We all have photos that we love, and for those of us who are old enough (*ahem*), we have prints from film negatives that time has not been kind to. Old prints degrade over time due to lots of environmental factors: humidity, temperature, environmental chemicals (regular every day cleaning agents that are floating around in the air of our homes), improper display or handling, or inferior printing methods when the prints were made. Some become victims of water damage or mold, others fade drastically due to exposure to ultra violet rays. Whatever the case, there IS hope, and most can be restored digitally with amazing success.
I was asked to take a look at the wedding photo below and see what could be done with it.
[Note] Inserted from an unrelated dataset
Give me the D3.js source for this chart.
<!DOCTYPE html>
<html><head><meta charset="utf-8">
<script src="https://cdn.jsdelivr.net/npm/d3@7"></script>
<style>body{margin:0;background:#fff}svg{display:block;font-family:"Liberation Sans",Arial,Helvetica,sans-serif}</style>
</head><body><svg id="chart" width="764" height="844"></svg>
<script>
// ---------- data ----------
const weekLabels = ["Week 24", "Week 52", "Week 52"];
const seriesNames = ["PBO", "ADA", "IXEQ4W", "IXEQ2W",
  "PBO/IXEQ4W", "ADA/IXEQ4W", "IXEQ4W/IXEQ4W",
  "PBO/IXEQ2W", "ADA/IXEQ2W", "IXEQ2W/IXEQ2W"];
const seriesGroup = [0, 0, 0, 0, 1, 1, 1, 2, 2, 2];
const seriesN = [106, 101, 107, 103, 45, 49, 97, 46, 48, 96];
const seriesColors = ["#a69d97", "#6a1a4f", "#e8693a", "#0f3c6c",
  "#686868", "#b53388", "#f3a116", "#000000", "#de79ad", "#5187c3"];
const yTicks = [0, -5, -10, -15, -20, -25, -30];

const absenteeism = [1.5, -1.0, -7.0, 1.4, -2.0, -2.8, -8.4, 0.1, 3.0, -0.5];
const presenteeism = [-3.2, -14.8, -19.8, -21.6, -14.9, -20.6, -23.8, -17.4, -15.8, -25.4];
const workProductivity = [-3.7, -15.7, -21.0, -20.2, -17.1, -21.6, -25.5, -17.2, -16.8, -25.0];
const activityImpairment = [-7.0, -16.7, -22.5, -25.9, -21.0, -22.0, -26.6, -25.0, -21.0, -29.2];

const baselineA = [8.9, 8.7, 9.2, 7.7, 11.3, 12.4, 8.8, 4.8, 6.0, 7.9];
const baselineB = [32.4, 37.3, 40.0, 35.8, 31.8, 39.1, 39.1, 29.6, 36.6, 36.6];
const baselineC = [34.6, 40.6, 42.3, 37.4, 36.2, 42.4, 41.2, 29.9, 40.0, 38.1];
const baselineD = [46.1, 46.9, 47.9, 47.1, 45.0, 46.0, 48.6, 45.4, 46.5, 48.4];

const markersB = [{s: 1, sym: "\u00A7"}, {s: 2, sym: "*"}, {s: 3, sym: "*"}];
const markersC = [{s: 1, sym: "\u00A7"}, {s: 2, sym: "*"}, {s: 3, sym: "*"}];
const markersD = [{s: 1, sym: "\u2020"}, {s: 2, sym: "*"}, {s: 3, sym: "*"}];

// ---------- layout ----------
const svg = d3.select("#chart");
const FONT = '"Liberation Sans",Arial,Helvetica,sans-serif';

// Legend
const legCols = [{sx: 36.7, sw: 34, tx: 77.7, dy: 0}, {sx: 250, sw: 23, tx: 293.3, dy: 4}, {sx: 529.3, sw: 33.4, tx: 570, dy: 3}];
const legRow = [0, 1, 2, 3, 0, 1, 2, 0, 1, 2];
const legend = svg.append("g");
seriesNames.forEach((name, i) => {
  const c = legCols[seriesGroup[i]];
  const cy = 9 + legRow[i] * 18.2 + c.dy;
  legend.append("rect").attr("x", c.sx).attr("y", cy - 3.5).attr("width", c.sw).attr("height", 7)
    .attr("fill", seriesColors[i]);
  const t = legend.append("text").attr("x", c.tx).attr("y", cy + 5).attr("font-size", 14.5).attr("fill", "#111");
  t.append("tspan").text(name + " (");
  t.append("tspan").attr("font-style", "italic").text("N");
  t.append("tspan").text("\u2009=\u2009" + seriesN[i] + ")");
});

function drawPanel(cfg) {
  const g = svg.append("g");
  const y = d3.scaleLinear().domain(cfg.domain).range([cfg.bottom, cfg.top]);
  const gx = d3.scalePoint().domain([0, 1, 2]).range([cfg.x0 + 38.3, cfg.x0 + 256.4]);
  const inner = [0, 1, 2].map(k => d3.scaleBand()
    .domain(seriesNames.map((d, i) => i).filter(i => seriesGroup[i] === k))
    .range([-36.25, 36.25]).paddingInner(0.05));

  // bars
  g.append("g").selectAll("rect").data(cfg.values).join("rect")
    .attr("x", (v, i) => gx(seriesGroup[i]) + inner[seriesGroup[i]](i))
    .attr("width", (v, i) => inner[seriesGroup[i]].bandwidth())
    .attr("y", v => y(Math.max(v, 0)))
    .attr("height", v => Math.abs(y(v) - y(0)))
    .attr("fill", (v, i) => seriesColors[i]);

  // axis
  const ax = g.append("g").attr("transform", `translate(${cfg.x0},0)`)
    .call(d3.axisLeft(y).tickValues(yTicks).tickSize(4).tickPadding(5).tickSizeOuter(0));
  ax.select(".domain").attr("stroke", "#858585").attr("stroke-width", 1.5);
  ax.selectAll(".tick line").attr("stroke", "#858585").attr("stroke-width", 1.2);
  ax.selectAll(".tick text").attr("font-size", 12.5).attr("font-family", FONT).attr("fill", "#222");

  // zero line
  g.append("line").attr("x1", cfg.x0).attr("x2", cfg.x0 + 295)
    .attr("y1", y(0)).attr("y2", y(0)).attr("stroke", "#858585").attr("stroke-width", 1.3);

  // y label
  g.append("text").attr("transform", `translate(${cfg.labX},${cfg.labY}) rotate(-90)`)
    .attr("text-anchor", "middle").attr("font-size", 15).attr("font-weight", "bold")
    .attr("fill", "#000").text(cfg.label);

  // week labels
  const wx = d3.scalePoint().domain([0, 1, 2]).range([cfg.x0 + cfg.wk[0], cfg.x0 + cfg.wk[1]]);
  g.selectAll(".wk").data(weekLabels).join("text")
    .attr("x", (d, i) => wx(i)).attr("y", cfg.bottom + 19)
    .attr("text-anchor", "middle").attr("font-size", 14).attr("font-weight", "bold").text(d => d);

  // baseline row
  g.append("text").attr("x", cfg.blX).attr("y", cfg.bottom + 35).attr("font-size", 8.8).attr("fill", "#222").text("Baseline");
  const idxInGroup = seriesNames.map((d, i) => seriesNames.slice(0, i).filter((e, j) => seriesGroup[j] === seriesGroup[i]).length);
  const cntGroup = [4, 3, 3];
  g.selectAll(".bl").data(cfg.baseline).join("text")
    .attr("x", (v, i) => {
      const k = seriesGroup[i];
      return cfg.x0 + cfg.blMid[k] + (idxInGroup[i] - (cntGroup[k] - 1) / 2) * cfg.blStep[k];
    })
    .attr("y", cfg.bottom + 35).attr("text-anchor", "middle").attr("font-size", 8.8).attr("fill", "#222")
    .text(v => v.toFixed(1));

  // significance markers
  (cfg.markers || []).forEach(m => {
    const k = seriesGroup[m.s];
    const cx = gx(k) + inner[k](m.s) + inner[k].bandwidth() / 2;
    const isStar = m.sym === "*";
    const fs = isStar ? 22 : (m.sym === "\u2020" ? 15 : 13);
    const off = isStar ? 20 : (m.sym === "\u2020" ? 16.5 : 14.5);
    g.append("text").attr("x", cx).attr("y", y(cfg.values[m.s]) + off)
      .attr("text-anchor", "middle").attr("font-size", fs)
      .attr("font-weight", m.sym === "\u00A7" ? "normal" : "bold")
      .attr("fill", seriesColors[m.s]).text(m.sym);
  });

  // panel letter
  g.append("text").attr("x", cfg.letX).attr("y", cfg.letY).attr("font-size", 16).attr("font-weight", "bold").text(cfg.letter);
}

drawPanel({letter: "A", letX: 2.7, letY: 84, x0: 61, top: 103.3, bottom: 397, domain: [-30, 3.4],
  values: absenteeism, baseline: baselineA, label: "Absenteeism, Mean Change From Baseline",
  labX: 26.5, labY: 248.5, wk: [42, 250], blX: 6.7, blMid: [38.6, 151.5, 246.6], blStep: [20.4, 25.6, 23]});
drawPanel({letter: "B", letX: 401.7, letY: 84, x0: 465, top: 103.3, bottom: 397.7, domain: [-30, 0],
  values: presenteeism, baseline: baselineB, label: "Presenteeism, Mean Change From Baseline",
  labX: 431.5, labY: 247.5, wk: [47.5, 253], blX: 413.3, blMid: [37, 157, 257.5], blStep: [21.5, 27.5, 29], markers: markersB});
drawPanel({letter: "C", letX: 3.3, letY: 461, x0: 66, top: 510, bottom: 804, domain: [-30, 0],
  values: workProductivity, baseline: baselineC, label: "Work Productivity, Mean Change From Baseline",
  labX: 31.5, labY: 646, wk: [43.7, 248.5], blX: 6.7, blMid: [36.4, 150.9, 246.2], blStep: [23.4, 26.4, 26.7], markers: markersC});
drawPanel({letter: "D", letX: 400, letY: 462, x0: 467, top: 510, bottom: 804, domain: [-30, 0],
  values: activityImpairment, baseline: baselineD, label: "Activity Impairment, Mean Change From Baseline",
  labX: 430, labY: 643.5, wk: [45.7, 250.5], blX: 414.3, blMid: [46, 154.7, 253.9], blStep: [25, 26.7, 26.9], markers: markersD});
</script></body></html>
The color had shifted noticeably, there were spots on the print, the background detracted from what would otherwise be a really beautiful image, and despite it *almost* being a lovely silhouette, it wasn't quite there.
I started off scanning the original image and created a high resolution digital file to work from (the print, from the client's wedding album, was unharmed and returned in the same condition it was provided). Once I had a good digital file to work with, I slowly and painstakingly started the process of correcting the color, adjusting the contrast, restored details, repaired spots and damage, and replaced the background. We wanted to do something special with the image, so we opted for an 11 X 14 canvas gallery wrap to display in the master bedroom of the client's new home. They were thrilled with the results!
The original image (left) had faded and discolored over time. The client wanted to have the plates of cookies removed from the background, have the color corrected, damaged areas of the print restored, and make the image more of the silhouette it was intended to be. Additionally, they wanted this image to be a piece of wall art worthy of prominent display in their new home. They cherish the end result, and are thrilled to have their special memory transformed into a memorable piece of art.